- **Stated goal**
Would you write out the listing verbatim and skip every picture in it?

- **Information shown**
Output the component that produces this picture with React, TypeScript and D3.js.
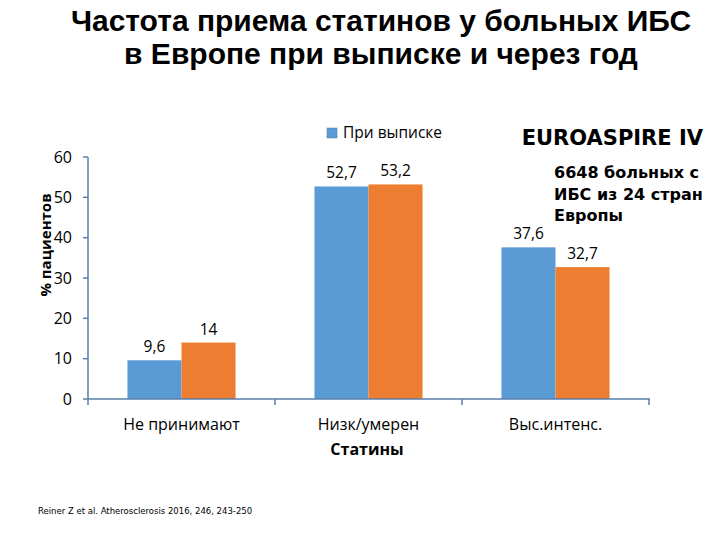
import React from "react";
import * as d3 from "d3";

const categories = ["Не принимают", "Низк/умерен", "Выс.интенс."];
const seriesNames = ["При выписке", "Через год"];
const atDischarge = [9.6, 52.7, 37.6];
const afterYear = [14, 53.2, 32.7];
const labelsDischarge = ["9,6", "52,7", "37,6"];
const labelsYear = ["14", "53,2", "32,7"];
const yTicks = [0, 10, 20, 30, 40, 50, 60];
const colors = ["#5B9BD5", "#ED7D31"];

const W = 720, H = 540;
const left = 88, right = 649, top = 157, bottom = 399;

export default function App() {
  const x = d3.scaleBand<string>().domain(categories).range([left, right]).paddingInner(0).paddingOuter(0);
  const y = d3.scaleLinear().domain([0, 60]).range([bottom, top]);
  const inner = d3.scaleBand<number>().domain([0, 1]).range([0, x.bandwidth()]).paddingOuter(0.73).paddingInner(0);
  const series = [atDischarge, afterYear];
  const labels = [labelsDischarge, labelsYear];
  const axisColor = "#5A7FAA";
  const font = "'Open Sans', 'Liberation Sans', sans-serif";
  return (
    <svg width={W} height={H} style={{ position: "absolute", left: 0, top: 0, background: "#fff" }}>
      <text x={381} y={31} textAnchor="middle" fontFamily="'Liberation Sans', Arial, sans-serif" fontWeight="bold" fontSize={30} fill="#000">
        Частота приема статинов у больных ИБС
      </text>
      <text x={381} y={64} textAnchor="middle" fontFamily="'Liberation Sans', Arial, sans-serif" fontWeight="bold" fontSize={30} fill="#000">
        в Европе при выписке и через год
      </text>

      {series.map((vals, si) =>
        categories.map((c, ci) => (
          <rect key={`${si}-${ci}`} x={(x(c) as number) + (inner(si) as number)} y={y(vals[ci])}
            width={inner.bandwidth()} height={y(0) - y(vals[ci])} fill={colors[si]} />
        ))
      )}
      {series.map((vals, si) =>
        categories.map((c, ci) => (
          <text key={`l${si}-${ci}`} x={(x(c) as number) + (inner(si) as number) + inner.bandwidth() / 2}
            y={y(vals[ci]) - 8} textAnchor="middle" fontFamily={font} fontSize={15.5} fill="#000">
            {labels[si][ci]}
          </text>
        ))
      )}

      <line x1={left} x2={left} y1={top} y2={bottom} stroke={axisColor} strokeWidth={1.5} />
      <line x1={left} x2={right + 1} y1={bottom} y2={bottom} stroke={axisColor} strokeWidth={1.5} />
      {yTicks.map(t => (
        <g key={t}>
          <line x1={left - 5} x2={left} y1={y(t)} y2={y(t)} stroke={axisColor} strokeWidth={1.5} />
          <text x={72} y={y(t) + 5.5} textAnchor="end" fontFamily={font} fontSize={16} fill="#000">{t}</text>
        </g>
      ))}
      {[...categories.map(c => x(c) as number), right].map((v, i) => (
        <line key={i} x1={v} x2={v} y1={bottom} y2={bottom + 6} stroke={axisColor} strokeWidth={1.5} />
      ))}
      {categories.map(c => (
        <text key={c} x={(x(c) as number) + x.bandwidth() / 2} y={430} textAnchor="middle" fontFamily={font} fontSize={16} fill="#000">{c}</text>
      ))}
      <text x={367} y={455} textAnchor="middle" fontFamily={font} fontWeight="bold" fontSize={16} fill="#000">Статины</text>
      <text transform="translate(51,245) rotate(-90)" textAnchor="middle" fontFamily={font} fontWeight="bold" fontSize={15} fill="#000">% пациентов</text>

      <rect x={327} y={128} width={10} height={10} fill={colors[0]} stroke="#4a7fb0" strokeWidth={0.5} />
      <text x={343} y={138} fontFamily={font} fontSize={15.5} fill="#000">{seriesNames[0]}</text>

      <text x={703} y={145} textAnchor="end" fontFamily="'DejaVu Sans', Verdana, sans-serif" fontWeight="bold" fontSize={21} fill="#000">EUROASPIRE IV</text>
      <text fontFamily="'DejaVu Sans', Verdana, sans-serif" fontWeight="bold" fontSize={16} fill="#000">
        <tspan x={554} y={178}>6648 больных с</tspan>
        <tspan x={554} y={200}>ИБС из 24 стран</tspan>
        <tspan x={554} y={221}>Европы</tspan>
      </text>

      <text x={38} y={514} fontFamily="'DejaVu Sans', Verdana, sans-serif" fontSize={8.5} fill="#000">Reiner Z et al. Atherosclerosis  2016, 246, 243-250</text>
    </svg>
  );
}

- **Result**
Output the component that produces this picture with React, TypeScript and D3.js.
import React from "react";
import * as d3 from "d3";

const categories = ["Не принимают", "Низк/умерен", "Выс.интенс."];
const seriesNames = ["При выписке", "Через год"];
const atDischarge = [9.6, 52.7, 37.6];
const afterYear = [14, 53.2, 32.7];
const labelsDischarge = ["9,6", "52,7", "37,6"];
const labelsYear = ["14", "53,2", "32,7"];
const yTicks = [0, 10, 20, 30, 40, 50, 60];
const colors = ["#5B9BD5", "#ED7D31"];

const W = 720, H = 540;
const left = 88, right = 649, top = 157, bottom = 399;

export default function App() {
  const x = d3.scaleBand<string>().domain(categories).range([left, right]).paddingInner(0).paddingOuter(0);
  const y = d3.scaleLinear().domain([0, 60]).range([bottom, top]);
  const inner = d3.scaleBand<number>().domain([0, 1]).range([0, x.bandwidth()]).paddingOuter(0.73).paddingInner(0);
  const series = [atDischarge, afterYear];
  const labels = [labelsDischarge, labelsYear];
  const axisColor = "#5A7FAA";
  const font = "'Open Sans', 'Liberation Sans', sans-serif";
  return (
    <svg width={W} height={H} style={{ position: "absolute", left: 0, top: 0, background: "#fff" }}>
      <text x={381} y={31} textAnchor="middle" fontFamily="'Liberation Sans', Arial, sans-serif" fontWeight="bold" fontSize={30} fill="#000">
        Частота приема статинов у больных ИБС
      </text>
      <text x={381} y={64} textAnchor="middle" fontFamily="'Liberation Sans', Arial, sans-serif" fontWeight="bold" fontSize={30} fill="#000">
        в Европе при выписке и через год
      </text>

      {series.map((vals, si) =>
        categories.map((c, ci) => (
          <rect key={`${si}-${ci}`} x={(x(c) as number) + (inner(si) as number)} y={y(vals[ci])}
            width={inner.bandwidth()} height={y(0) - y(vals[ci])} fill={colors[si]} />
        ))
      )}
      {series.map((vals, si) =>
        categories.map((c, ci) => (
          <text key={`l${si}-${ci}`} x={(x(c) as number) + (inner(si) as number) + inner.bandwidth() / 2}
            y={y(vals[ci]) - 8} textAnchor="middle" fontFamily={font} fontSize={15.5} fill="#000">
            {labels[si][ci]}
          </text>
        ))
      )}

      <line x1={left} x2={left} y1={top} y2={bottom} stroke={axisColor} strokeWidth={1.5} />
      <line x1={left} x2={right + 1} y1={bottom} y2={bottom} stroke={axisColor} strokeWidth={1.5} />
      {yTicks.map(t => (
        <g key={t}>
          <line x1={left - 5} x2={left} y1={y(t)} y2={y(t)} stroke={axisColor} strokeWidth={1.5} />
          <text x={72} y={y(t) + 5.5} textAnchor="end" fontFamily={font} fontSize={16} fill="#000">{t}</text>
        </g>
      ))}
      {[...categories.map(c => x(c) as number), right].map((v, i) => (
        <line key={i} x1={v} x2={v} y1={bottom} y2={bottom + 6} stroke={axisColor} strokeWidth={1.5} />
      ))}
      {categories.map(c => (
        <text key={c} x={(x(c) as number) + x.bandwidth() / 2} y={430} textAnchor="middle" fontFamily={font} fontSize={16} fill="#000">{c}</text>
      ))}
      <text x={367} y={455} textAnchor="middle" fontFamily={font} fontWeight="bold" fontSize={16} fill="#000">Статины</text>
      <text transform="translate(51,245) rotate(-90)" textAnchor="middle" fontFamily={font} fontWeight="bold" fontSize={15} fill="#000">% пациентов</text>

      <rect x={327} y={128} width={10} height={10} fill={colors[0]} stroke="#4a7fb0" strokeWidth={0.5} />
      <text x={343} y={138} fontFamily={font} fontSize={15.5} fill="#000">{seriesNames[0]}</text>

      <text x={703} y={145} textAnchor="end" fontFamily="'DejaVu Sans', Verdana, sans-serif" fontWeight="bold" fontSize={21} fill="#000">EUROASPIRE IV</text>
      <text fontFamily="'DejaVu Sans', Verdana, sans-serif" fontWeight="bold" fontSize={16} fill="#000">
        <tspan x={554} y={178}>6648 больных с</tspan>
        <tspan x={554} y={200}>ИБС из 24 стран</tspan>
        <tspan x={554} y={221}>Европы</tspan>
      </text>

      <text x={38} y={514} fontFamily="'DejaVu Sans', Verdana, sans-serif" fontSize={8.5} fill="#000">Reiner Z et al. Atherosclerosis  2016, 246, 243-250</text>
    </svg>
  );
}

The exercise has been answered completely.